Copy every entry exactly as given, minus the images.

(Items from a data source)
* * * * * * * * *
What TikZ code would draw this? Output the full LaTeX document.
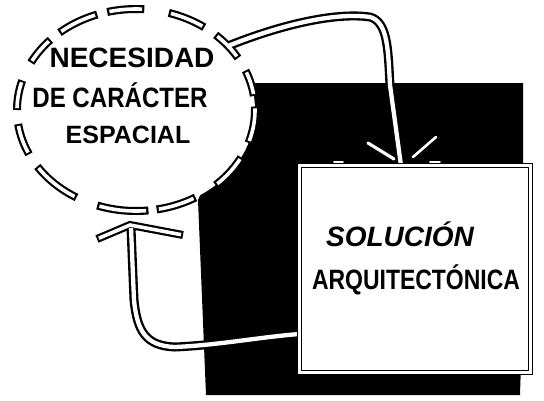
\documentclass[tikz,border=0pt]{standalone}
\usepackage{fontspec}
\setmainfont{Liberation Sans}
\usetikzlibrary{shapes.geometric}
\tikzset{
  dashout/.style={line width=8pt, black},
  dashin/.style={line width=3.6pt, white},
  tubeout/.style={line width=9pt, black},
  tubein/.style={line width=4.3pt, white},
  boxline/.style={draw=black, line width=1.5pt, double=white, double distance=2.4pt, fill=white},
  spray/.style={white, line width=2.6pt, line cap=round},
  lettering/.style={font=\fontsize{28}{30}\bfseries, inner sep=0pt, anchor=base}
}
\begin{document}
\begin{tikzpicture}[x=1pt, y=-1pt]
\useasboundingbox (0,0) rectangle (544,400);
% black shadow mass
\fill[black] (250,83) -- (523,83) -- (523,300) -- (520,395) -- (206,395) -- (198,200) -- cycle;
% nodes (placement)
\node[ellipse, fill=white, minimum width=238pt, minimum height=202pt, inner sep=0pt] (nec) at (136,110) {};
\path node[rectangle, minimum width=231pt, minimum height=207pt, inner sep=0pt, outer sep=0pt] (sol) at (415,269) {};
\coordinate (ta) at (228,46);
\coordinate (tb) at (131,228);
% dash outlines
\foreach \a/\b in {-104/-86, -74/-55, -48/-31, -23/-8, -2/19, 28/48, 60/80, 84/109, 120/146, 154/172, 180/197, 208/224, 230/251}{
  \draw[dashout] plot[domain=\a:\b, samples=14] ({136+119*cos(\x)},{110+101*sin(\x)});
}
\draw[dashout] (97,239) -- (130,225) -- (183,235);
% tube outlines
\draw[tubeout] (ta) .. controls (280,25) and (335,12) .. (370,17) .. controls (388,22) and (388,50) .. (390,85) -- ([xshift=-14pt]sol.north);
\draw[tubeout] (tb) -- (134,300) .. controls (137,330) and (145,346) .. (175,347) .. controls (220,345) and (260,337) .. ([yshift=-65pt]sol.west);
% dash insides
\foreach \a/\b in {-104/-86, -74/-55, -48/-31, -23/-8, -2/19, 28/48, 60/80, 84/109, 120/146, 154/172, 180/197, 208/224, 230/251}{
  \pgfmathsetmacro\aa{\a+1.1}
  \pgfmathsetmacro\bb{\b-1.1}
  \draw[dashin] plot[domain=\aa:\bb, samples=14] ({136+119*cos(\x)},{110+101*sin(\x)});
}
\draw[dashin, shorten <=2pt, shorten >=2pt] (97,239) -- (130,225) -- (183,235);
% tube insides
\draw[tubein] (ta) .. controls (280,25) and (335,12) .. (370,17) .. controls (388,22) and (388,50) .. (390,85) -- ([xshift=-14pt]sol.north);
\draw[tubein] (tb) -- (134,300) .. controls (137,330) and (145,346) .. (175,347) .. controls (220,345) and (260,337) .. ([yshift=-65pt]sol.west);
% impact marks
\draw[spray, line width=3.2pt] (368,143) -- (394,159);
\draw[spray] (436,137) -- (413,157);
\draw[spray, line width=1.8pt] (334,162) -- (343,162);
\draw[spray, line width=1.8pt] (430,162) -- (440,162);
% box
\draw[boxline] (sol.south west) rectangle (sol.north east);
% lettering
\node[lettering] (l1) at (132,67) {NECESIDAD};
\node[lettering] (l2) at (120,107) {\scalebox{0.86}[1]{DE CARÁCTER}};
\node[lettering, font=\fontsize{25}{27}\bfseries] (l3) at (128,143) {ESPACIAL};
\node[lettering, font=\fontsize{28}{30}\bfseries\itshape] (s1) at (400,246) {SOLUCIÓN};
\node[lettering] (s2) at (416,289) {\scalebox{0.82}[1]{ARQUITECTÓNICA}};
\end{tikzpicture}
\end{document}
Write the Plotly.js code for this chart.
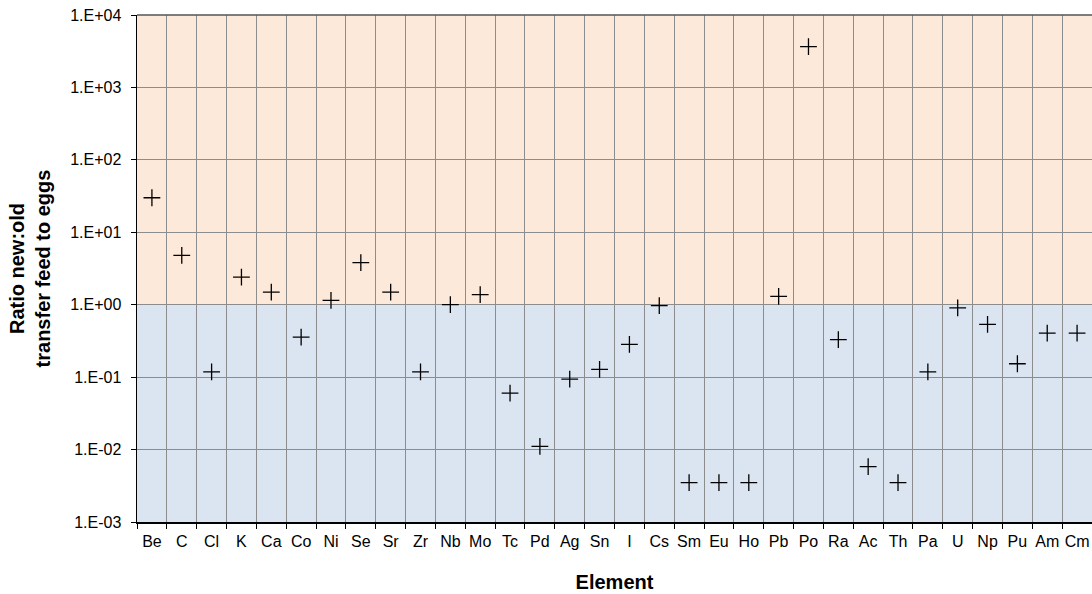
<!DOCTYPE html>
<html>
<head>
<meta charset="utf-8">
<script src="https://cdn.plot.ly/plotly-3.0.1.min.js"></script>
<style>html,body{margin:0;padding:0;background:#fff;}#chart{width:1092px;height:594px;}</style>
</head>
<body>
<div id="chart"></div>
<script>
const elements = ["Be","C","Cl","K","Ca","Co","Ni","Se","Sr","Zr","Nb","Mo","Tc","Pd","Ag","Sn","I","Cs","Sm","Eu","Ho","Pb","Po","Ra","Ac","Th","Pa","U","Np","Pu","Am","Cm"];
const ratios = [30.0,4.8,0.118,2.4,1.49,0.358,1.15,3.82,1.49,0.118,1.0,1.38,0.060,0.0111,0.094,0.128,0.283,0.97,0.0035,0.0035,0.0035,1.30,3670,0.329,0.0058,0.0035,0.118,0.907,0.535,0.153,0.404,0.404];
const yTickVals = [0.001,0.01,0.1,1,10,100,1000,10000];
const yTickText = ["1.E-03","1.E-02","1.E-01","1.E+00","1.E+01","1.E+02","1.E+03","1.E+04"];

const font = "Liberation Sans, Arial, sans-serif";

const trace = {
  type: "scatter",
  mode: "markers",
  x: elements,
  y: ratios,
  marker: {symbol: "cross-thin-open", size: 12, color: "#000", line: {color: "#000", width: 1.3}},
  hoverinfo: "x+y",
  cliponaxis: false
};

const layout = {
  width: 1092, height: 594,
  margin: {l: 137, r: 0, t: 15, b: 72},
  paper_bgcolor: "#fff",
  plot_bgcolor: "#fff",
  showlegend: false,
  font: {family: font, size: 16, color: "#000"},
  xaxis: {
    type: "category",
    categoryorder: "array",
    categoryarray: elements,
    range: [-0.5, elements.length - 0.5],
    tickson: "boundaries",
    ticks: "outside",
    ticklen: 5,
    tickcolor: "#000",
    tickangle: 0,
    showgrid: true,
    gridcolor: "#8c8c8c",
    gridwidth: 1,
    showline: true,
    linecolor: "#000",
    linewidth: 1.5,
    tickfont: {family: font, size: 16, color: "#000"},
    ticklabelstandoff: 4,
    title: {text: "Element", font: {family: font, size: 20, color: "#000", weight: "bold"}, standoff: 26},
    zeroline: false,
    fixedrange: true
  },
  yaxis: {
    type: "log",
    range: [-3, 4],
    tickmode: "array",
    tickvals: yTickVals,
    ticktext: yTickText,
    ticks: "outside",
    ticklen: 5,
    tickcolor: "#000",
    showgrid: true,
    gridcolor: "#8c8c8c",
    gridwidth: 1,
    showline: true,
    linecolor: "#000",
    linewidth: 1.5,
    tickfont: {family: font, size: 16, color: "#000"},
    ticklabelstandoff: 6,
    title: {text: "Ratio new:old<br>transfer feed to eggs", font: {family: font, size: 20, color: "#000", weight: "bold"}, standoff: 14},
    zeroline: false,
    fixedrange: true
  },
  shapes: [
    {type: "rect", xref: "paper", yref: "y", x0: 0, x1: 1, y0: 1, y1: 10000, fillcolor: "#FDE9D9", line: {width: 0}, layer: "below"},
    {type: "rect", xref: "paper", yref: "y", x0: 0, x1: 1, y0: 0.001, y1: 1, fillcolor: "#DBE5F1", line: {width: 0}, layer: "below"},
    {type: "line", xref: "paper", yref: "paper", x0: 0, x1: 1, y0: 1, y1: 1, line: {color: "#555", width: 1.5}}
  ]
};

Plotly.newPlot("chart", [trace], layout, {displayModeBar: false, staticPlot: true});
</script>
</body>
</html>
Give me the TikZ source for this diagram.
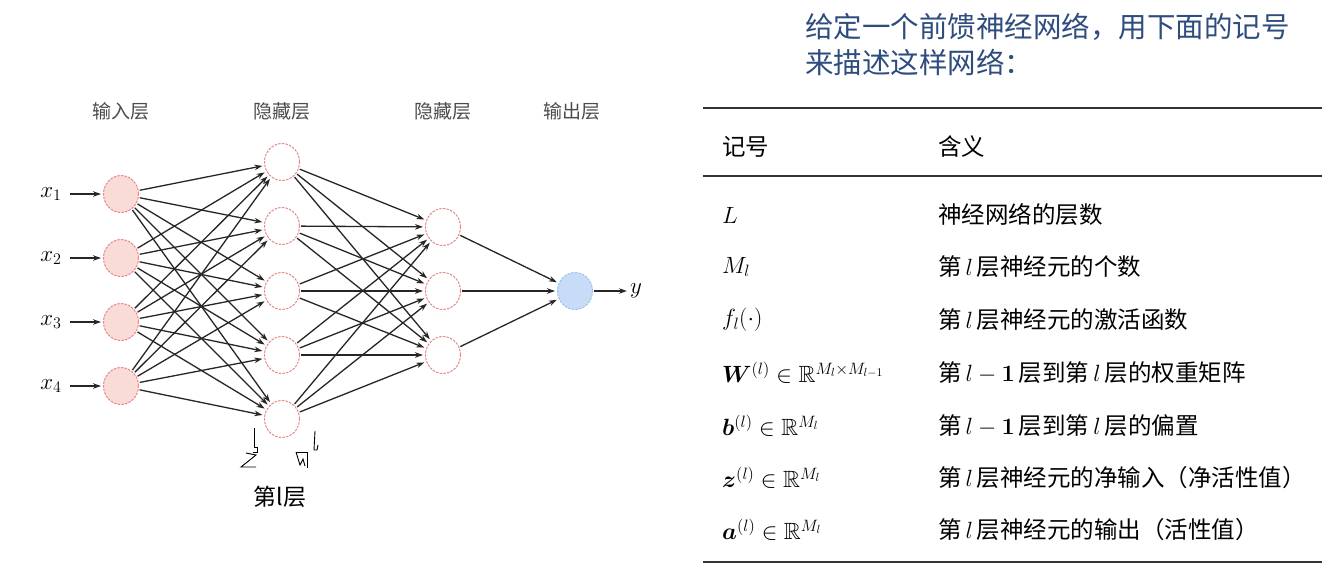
* * * * * * * * *
*Solved exercise*:
What TikZ code would draw this? Output the full LaTeX document.
\documentclass[tikz,border=0pt]{standalone}
\usepackage{fontspec}
\setmainfont{Liberation Sans}
\usetikzlibrary{shapes.geometric}
\tikzset{
  dashout/.style={line width=8pt, black},
  dashin/.style={line width=3.6pt, white},
  tubeout/.style={line width=9pt, black},
  tubein/.style={line width=4.3pt, white},
  boxline/.style={draw=black, line width=1.5pt, double=white, double distance=2.4pt, fill=white},
  spray/.style={white, line width=2.6pt, line cap=round},
  lettering/.style={font=\fontsize{28}{30}\bfseries, inner sep=0pt, anchor=base}
}
\begin{document}
\begin{tikzpicture}[x=1pt, y=-1pt]
\useasboundingbox (0,0) rectangle (544,400);
% black shadow mass
\fill[black] (250,83) -- (523,83) -- (523,300) -- (520,395) -- (206,395) -- (198,200) -- cycle;
% nodes (placement)
\node[ellipse, fill=white, minimum width=238pt, minimum height=202pt, inner sep=0pt] (nec) at (136,110) {};
\path node[rectangle, minimum width=231pt, minimum height=207pt, inner sep=0pt, outer sep=0pt] (sol) at (415,269) {};
\coordinate (ta) at (228,46);
\coordinate (tb) at (131,228);
% dash outlines
\foreach \a/\b in {-104/-86, -74/-55, -48/-31, -23/-8, -2/19, 28/48, 60/80, 84/109, 120/146, 154/172, 180/197, 208/224, 230/251}{
  \draw[dashout] plot[domain=\a:\b, samples=14] ({136+119*cos(\x)},{110+101*sin(\x)});
}
\draw[dashout] (97,239) -- (130,225) -- (183,235);
% tube outlines
\draw[tubeout] (ta) .. controls (280,25) and (335,12) .. (370,17) .. controls (388,22) and (388,50) .. (390,85) -- ([xshift=-14pt]sol.north);
\draw[tubeout] (tb) -- (134,300) .. controls (137,330) and (145,346) .. (175,347) .. controls (220,345) and (260,337) .. ([yshift=-65pt]sol.west);
% dash insides
\foreach \a/\b in {-104/-86, -74/-55, -48/-31, -23/-8, -2/19, 28/48, 60/80, 84/109, 120/146, 154/172, 180/197, 208/224, 230/251}{
  \pgfmathsetmacro\aa{\a+1.1}
  \pgfmathsetmacro\bb{\b-1.1}
  \draw[dashin] plot[domain=\aa:\bb, samples=14] ({136+119*cos(\x)},{110+101*sin(\x)});
}
\draw[dashin, shorten <=2pt, shorten >=2pt] (97,239) -- (130,225) -- (183,235);
% tube insides
\draw[tubein] (ta) .. controls (280,25) and (335,12) .. (370,17) .. controls (388,22) and (388,50) .. (390,85) -- ([xshift=-14pt]sol.north);
\draw[tubein] (tb) -- (134,300) .. controls (137,330) and (145,346) .. (175,347) .. controls (220,345) and (260,337) .. ([yshift=-65pt]sol.west);
% impact marks
\draw[spray, line width=3.2pt] (368,143) -- (394,159);
\draw[spray] (436,137) -- (413,157);
\draw[spray, line width=1.8pt] (334,162) -- (343,162);
\draw[spray, line width=1.8pt] (430,162) -- (440,162);
% box
\draw[boxline] (sol.south west) rectangle (sol.north east);
% lettering
\node[lettering] (l1) at (132,67) {NECESIDAD};
\node[lettering] (l2) at (120,107) {\scalebox{0.86}[1]{DE CARÁCTER}};
\node[lettering, font=\fontsize{25}{27}\bfseries] (l3) at (128,143) {ESPACIAL};
\node[lettering, font=\fontsize{28}{30}\bfseries\itshape] (s1) at (400,246) {SOLUCIÓN};
\node[lettering] (s2) at (416,289) {\scalebox{0.82}[1]{ARQUITECTÓNICA}};
\end{tikzpicture}
\end{document}
Write the Plotly.js code for this chart.
<!DOCTYPE html>
<html>
<head>
<meta charset="utf-8">
<script src="https://cdn.plot.ly/plotly-3.0.1.min.js"></script>
<style>html,body{margin:0;padding:0;background:#fff;}#chart{width:1092px;height:594px;}</style>
</head>
<body>
<div id="chart"></div>
<script>
const elements = ["Be","C","Cl","K","Ca","Co","Ni","Se","Sr","Zr","Nb","Mo","Tc","Pd","Ag","Sn","I","Cs","Sm","Eu","Ho","Pb","Po","Ra","Ac","Th","Pa","U","Np","Pu","Am","Cm"];
const ratios = [30.0,4.8,0.118,2.4,1.49,0.358,1.15,3.82,1.49,0.118,1.0,1.38,0.060,0.0111,0.094,0.128,0.283,0.97,0.0035,0.0035,0.0035,1.30,3670,0.329,0.0058,0.0035,0.118,0.907,0.535,0.153,0.404,0.404];
const yTickVals = [0.001,0.01,0.1,1,10,100,1000,10000];
const yTickText = ["1.E-03","1.E-02","1.E-01","1.E+00","1.E+01","1.E+02","1.E+03","1.E+04"];

const font = "Liberation Sans, Arial, sans-serif";

const trace = {
  type: "scatter",
  mode: "markers",
  x: elements,
  y: ratios,
  marker: {symbol: "cross-thin-open", size: 12, color: "#000", line: {color: "#000", width: 1.3}},
  hoverinfo: "x+y",
  cliponaxis: false
};

const layout = {
  width: 1092, height: 594,
  margin: {l: 137, r: 0, t: 15, b: 72},
  paper_bgcolor: "#fff",
  plot_bgcolor: "#fff",
  showlegend: false,
  font: {family: font, size: 16, color: "#000"},
  xaxis: {
    type: "category",
    categoryorder: "array",
    categoryarray: elements,
    range: [-0.5, elements.length - 0.5],
    tickson: "boundaries",
    ticks: "outside",
    ticklen: 5,
    tickcolor: "#000",
    tickangle: 0,
    showgrid: true,
    gridcolor: "#8c8c8c",
    gridwidth: 1,
    showline: true,
    linecolor: "#000",
    linewidth: 1.5,
    tickfont: {family: font, size: 16, color: "#000"},
    ticklabelstandoff: 4,
    title: {text: "Element", font: {family: font, size: 20, color: "#000", weight: "bold"}, standoff: 26},
    zeroline: false,
    fixedrange: true
  },
  yaxis: {
    type: "log",
    range: [-3, 4],
    tickmode: "array",
    tickvals: yTickVals,
    ticktext: yTickText,
    ticks: "outside",
    ticklen: 5,
    tickcolor: "#000",
    showgrid: true,
    gridcolor: "#8c8c8c",
    gridwidth: 1,
    showline: true,
    linecolor: "#000",
    linewidth: 1.5,
    tickfont: {family: font, size: 16, color: "#000"},
    ticklabelstandoff: 6,
    title: {text: "Ratio new:old<br>transfer feed to eggs", font: {family: font, size: 20, color: "#000", weight: "bold"}, standoff: 14},
    zeroline: false,
    fixedrange: true
  },
  shapes: [
    {type: "rect", xref: "paper", yref: "y", x0: 0, x1: 1, y0: 1, y1: 10000, fillcolor: "#FDE9D9", line: {width: 0}, layer: "below"},
    {type: "rect", xref: "paper", yref: "y", x0: 0, x1: 1, y0: 0.001, y1: 1, fillcolor: "#DBE5F1", line: {width: 0}, layer: "below"},
    {type: "line", xref: "paper", yref: "paper", x0: 0, x1: 1, y0: 1, y1: 1, line: {color: "#555", width: 1.5}}
  ]
};

Plotly.newPlot("chart", [trace], layout, {displayModeBar: false, staticPlot: true});
</script>
</body>
</html>
Give me the TikZ source for this diagram.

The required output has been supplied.